Ensemble Methods in Finance
Ensemble methods, a powerful class of machine learning algorithms, are increasingly employed in the finance industry to improve predictive accuracy and robustness compared to single models. The core idea behind ensembles is to combine multiple “weak” learners to create a “strong” learner that mitigates individual model biases and reduces variance.
Several ensemble techniques are popular in finance:
- Bagging (Bootstrap Aggregating): Bagging involves creating multiple training datasets by sampling with replacement from the original dataset. Each dataset trains a separate base model (often decision trees). The final prediction is an average (for regression) or a majority vote (for classification) of the individual models’ predictions. This reduces variance and overfitting, leading to more stable and generalizable models. In finance, bagging can be used for tasks like credit risk assessment or fraud detection.
- Boosting: Boosting, unlike bagging, trains models sequentially. Each new model focuses on correcting the errors made by previous models. This is achieved by assigning higher weights to misclassified instances in each iteration. Popular boosting algorithms include AdaBoost, Gradient Boosting Machines (GBM), and XGBoost. Boosting is widely used in algorithmic trading, portfolio management, and credit scoring. Its ability to handle complex relationships and feature interactions makes it suitable for financial data.
- Random Forests: Random Forests, a specific type of bagging, utilize decision trees as base learners. In addition to sampling the data (bagging), Random Forests also randomly select a subset of features for each tree. This introduces further diversity and reduces correlation between trees, enhancing the ensemble’s performance. Random Forests are frequently used for stock price prediction, anomaly detection, and customer churn prediction.
- Stacking: Stacking combines the predictions of multiple diverse models (e.g., a support vector machine, a neural network, and a logistic regression) using another model, called a meta-learner or blender. The base models’ predictions become the input features for the meta-learner, which learns how to optimally combine them. Stacking can achieve superior performance by leveraging the strengths of different model architectures. It’s useful for complex financial forecasting problems.
Ensemble methods offer several advantages in finance:
- Improved Accuracy: Combining multiple models generally leads to higher predictive accuracy than relying on a single model.
- Robustness: Ensembles are less susceptible to outliers and noise in the data.

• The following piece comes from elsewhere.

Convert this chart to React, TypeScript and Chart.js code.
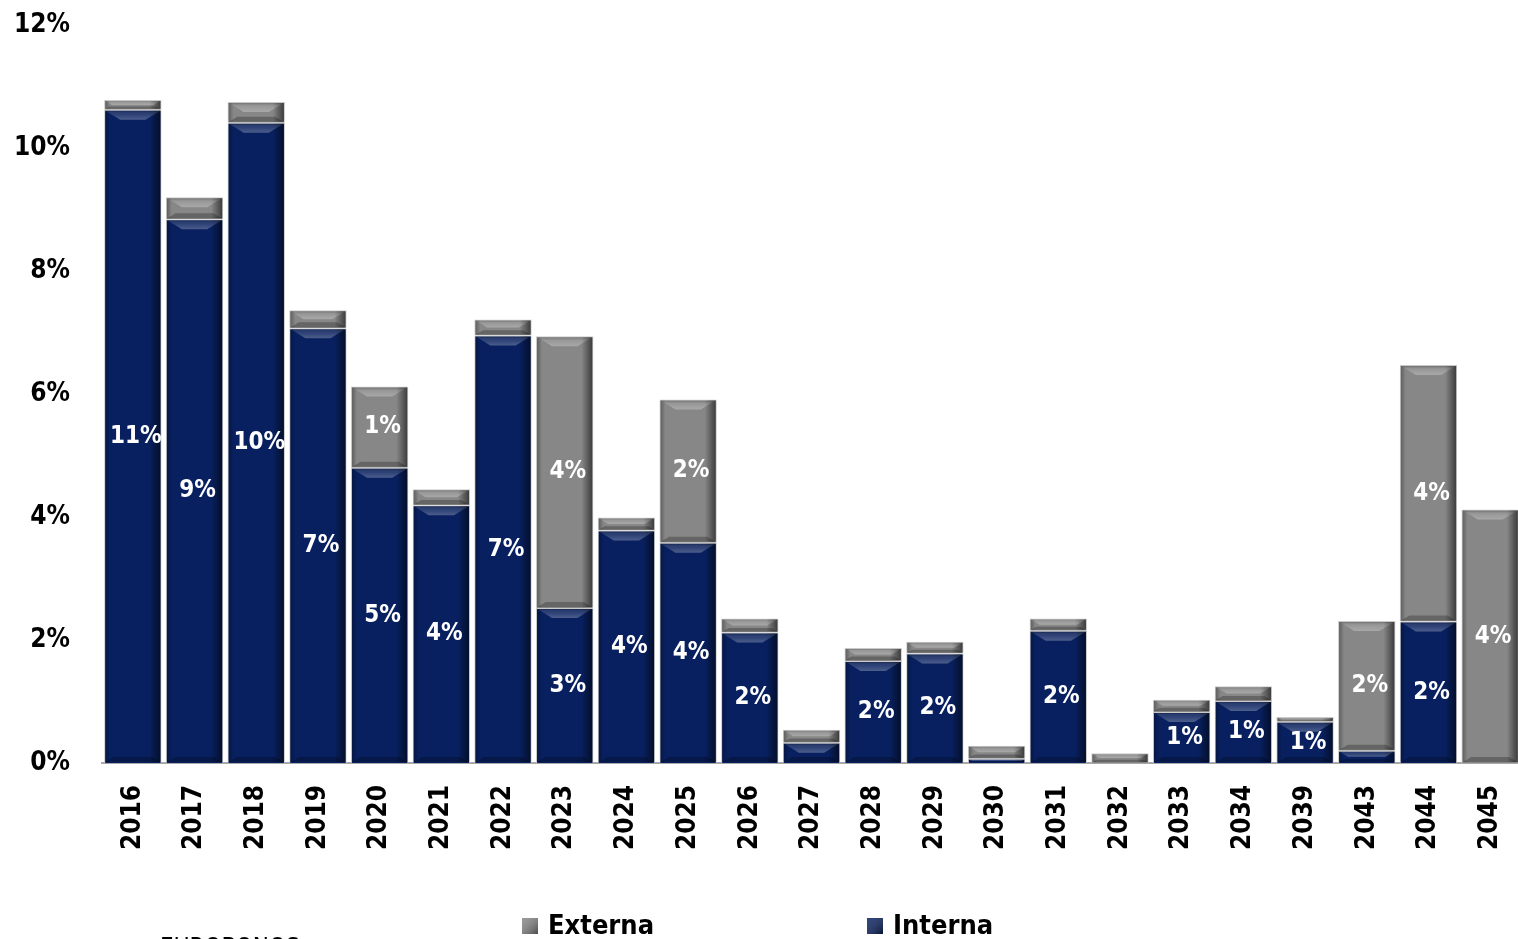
import React, { useEffect, useRef } from "react";
import { Chart, registerables } from "chart.js";

Chart.register(...registerables);

const years = ["2016", "2017", "2018", "2019", "2020", "2021", "2022", "2023", "2024", "2025", "2026", "2027", "2028", "2029", "2030", "2031", "2032", "2033", "2034", "2039", "2043", "2044", "2045"];
const interna = [10.62, 8.84, 10.41, 7.07, 4.8, 4.19, 6.95, 2.52, 3.78, 3.58, 2.12, 0.33, 1.66, 1.78, 0.07, 2.15, 0, 0.83, 1.01, 0.67, 0.2, 2.3, 0];
const externa = [0.16, 0.36, 0.34, 0.29, 1.32, 0.26, 0.26, 4.42, 0.21, 2.33, 0.23, 0.21, 0.21, 0.19, 0.21, 0.2, 0.16, 0.2, 0.24, 0.08, 2.11, 4.17, 4.12];
const internaLabels = ["11%", "9%", "10%", "7%", "5%", "4%", "7%", "3%", "4%", "4%", "2%", "", "2%", "2%", "", "2%", "", "1%", "1%", "1%", "", "2%", ""];
const externaLabels = ["", "", "", "", "1%", "", "", "4%", "", "2%", "", "", "", "", "", "", "", "", "", "", "2%", "4%", "4%"];
const yTicks = [0, 2, 4, 6, 8, 10, 12];
const legendOrder = ["Externa", "Interna"];
const footnote = "EUROBONOS";

const NAVY = "#08205f";
const GRAY = "#878787";
const FONT = '"DejaVu Sans Condensed", "DejaVu Sans", sans-serif';

const bevelPlugin = {
  id: "bevel",
  afterDatasetsDraw(chart: any) {
    const ctx = chart.ctx as CanvasRenderingContext2D;
    chart.data.datasets.forEach((ds: any, di: number) => {
      const meta = chart.getDatasetMeta(di);
      meta.data.forEach((el: any) => {
        const { x, y, base, width } = el.getProps(["x", "y", "base", "width"], true);
        const left = x - width / 2;
        const right = x + width / 2;
        const top = Math.min(y, base);
        const bottom = Math.max(y, base);
        const h = bottom - top;
        if (h < 1) return;
        ctx.save();
        ctx.beginPath();
        ctx.rect(left + 1, top + 1, width - 2, h - 2);
        ctx.clip();
        let g = ctx.createLinearGradient(right - 12, 0, right, 0);
        g.addColorStop(0, "rgba(0,0,0,0)");
        g.addColorStop(1, "rgba(0,0,0,0.6)");
        ctx.fillStyle = g;
        ctx.fillRect(right - 12, top, 12, h);
        g = ctx.createLinearGradient(left, 0, left + 6, 0);
        g.addColorStop(0, "rgba(0,0,0,0.35)");
        g.addColorStop(1, "rgba(0,0,0,0)");
        ctx.fillStyle = g;
        ctx.fillRect(left, top, 6, h);
        const b = Math.min(10, h / 2);
        ctx.beginPath();
        ctx.moveTo(left, top);
        ctx.lineTo(right, top);
        ctx.lineTo(right - b * 1.6, top + b);
        ctx.lineTo(left + b * 1.6, top + b);
        ctx.closePath();
        g = ctx.createLinearGradient(0, top, 0, top + b);
        g.addColorStop(0, "rgba(0,0,0,0.35)");
        g.addColorStop(0.45, "rgba(255,255,255,0.15)");
        g.addColorStop(1, "rgba(255,255,255,0.28)");
        ctx.fillStyle = g;
        ctx.fill();
        const bb = Math.min(6, h / 3);
        ctx.beginPath();
        ctx.moveTo(left, bottom);
        ctx.lineTo(right, bottom);
        ctx.lineTo(right - bb * 1.6, bottom - bb);
        ctx.lineTo(left + bb * 1.6, bottom - bb);
        ctx.closePath();
        ctx.fillStyle = "rgba(0,0,0,0.25)";
        ctx.fill();
        ctx.restore();
      });
    });
    // data labels
    ctx.save();
    ctx.font = `bold 24px ${FONT}`;
    ctx.fillStyle = "#ffffff";
    ctx.textAlign = "center";
    ctx.textBaseline = "middle";
    chart.data.datasets.forEach((ds: any, di: number) => {
      const meta = chart.getDatasetMeta(di);
      const labels: string[] = ds.valueLabels;
      meta.data.forEach((el: any, i: number) => {
        const txt = labels[i];
        if (!txt) return;
        const { x, y, base } = el.getProps(["x", "y", "base"], true);
        ctx.fillText(txt, x + 3, (y + base) / 2);
      });
    });
    ctx.restore();
  },
  afterDraw(chart: any) {
    const ctx = chart.ctx as CanvasRenderingContext2D;
    ctx.save();
    const positions = [522, 867];
    legendOrder.forEach((name, k) => {
      const ds = chart.data.datasets.find((d: any) => d.label === name);
      const bx = positions[k];
      const by = 918;
      ctx.fillStyle = ds.backgroundColor;
      ctx.fillRect(bx, by, 16, 16);
      const g = ctx.createLinearGradient(bx, by, bx + 16, by + 16);
      g.addColorStop(0, "rgba(255,255,255,0.15)");
      g.addColorStop(1, "rgba(0,0,0,0.45)");
      ctx.fillStyle = g;
      ctx.fillRect(bx, by, 16, 16);
      ctx.fillStyle = "#000";
      ctx.font = `bold 27px ${FONT}`;
      ctx.textAlign = "left";
      ctx.textBaseline = "middle";
      ctx.fillText(name, bx + 26, by + 9);
    });
    ctx.font = `24px ${FONT}`;
    ctx.textBaseline = "top";
    ctx.fillStyle = "#000";
    ctx.fillText(footnote, 160, 937);
    ctx.restore();
  },
};

export default function App() {
  const ref = useRef<HTMLCanvasElement | null>(null);
  useEffect(() => {
    if (!ref.current) return;
    const chart = new Chart(ref.current, {
      type: "bar",
      data: {
        labels: years,
        datasets: [
          {
            label: "Interna",
            data: interna,
            backgroundColor: NAVY,
            borderColor: "#c9c9c9",
            borderWidth: 1,
            valueLabels: internaLabels,
          } as any,
          {
            label: "Externa",
            data: externa,
            backgroundColor: GRAY,
            borderColor: "#c9c9c9",
            borderWidth: 1,
            valueLabels: externaLabels,
          } as any,
        ],
      },
      options: {
        responsive: true,
        maintainAspectRatio: false,
        animation: false,
        layout: { padding: { left: 13, top: 25, right: 1, bottom: 0 } },
        datasets: { bar: { barPercentage: 0.93, categoryPercentage: 1 } },
        plugins: { legend: { display: false }, tooltip: { enabled: false } },
        scales: {
          x: {
            stacked: true,
            grid: { display: false, drawTicks: false },
            border: { display: true, color: "#a8a8a8", width: 2 },
            ticks: {
              color: "#000",
              font: { family: FONT, size: 26, weight: "bold" },
              minRotation: 90,
              maxRotation: 90,
              padding: 22,
              autoSkip: false,
            },
            afterFit(scale: any) {
              scale.height = 176;
              scale.paddingLeft = 0;
              scale.paddingRight = 0;
              scale.paddingTop = 0;
              scale.paddingBottom = 0;
            },
          },
          y: {
            stacked: true,
            min: 0,
            max: 12,
            grid: { display: false, drawTicks: false },
            border: { display: false },
            afterBuildTicks(scale: any) {
              scale.ticks = yTicks.map((v) => ({ value: v }));
            },
            ticks: {
              color: "#000",
              font: { family: FONT, size: 26, weight: "bold" },
              padding: 32,
              callback: (v: any) => `${v}%`,
            },
            afterFit(scale: any) {
              scale.width = 89;
              scale.paddingTop = 0;
              scale.paddingBottom = 0;
              scale.paddingLeft = 0;
              scale.paddingRight = 0;
            },
          },
        },
      },
      plugins: [bevelPlugin],
    });
    return () => chart.destroy();
  }, []);
  return (
    <div style={{ position: "absolute", left: 0, top: 0, width: 1518, height: 939, overflow: "hidden", background: "#fff" }}>
      <div style={{ position: "relative", width: 1522, height: 939 }}>
        <canvas ref={ref} />
      </div>
    </div>
  );
}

- Generalization: By reducing variance and overfitting, ensembles improve the model’s ability to generalize to unseen data.
- Feature Importance: Many ensemble methods provide insights into the importance of different features in the dataset, which can be valuable for understanding the underlying financial phenomena.
However, there are also challenges: increased computational complexity, more complex hyperparameter tuning, and potential interpretability issues compared to simpler models. Despite these challenges, the benefits of ensemble methods often outweigh the drawbacks, making them a valuable tool for financial professionals.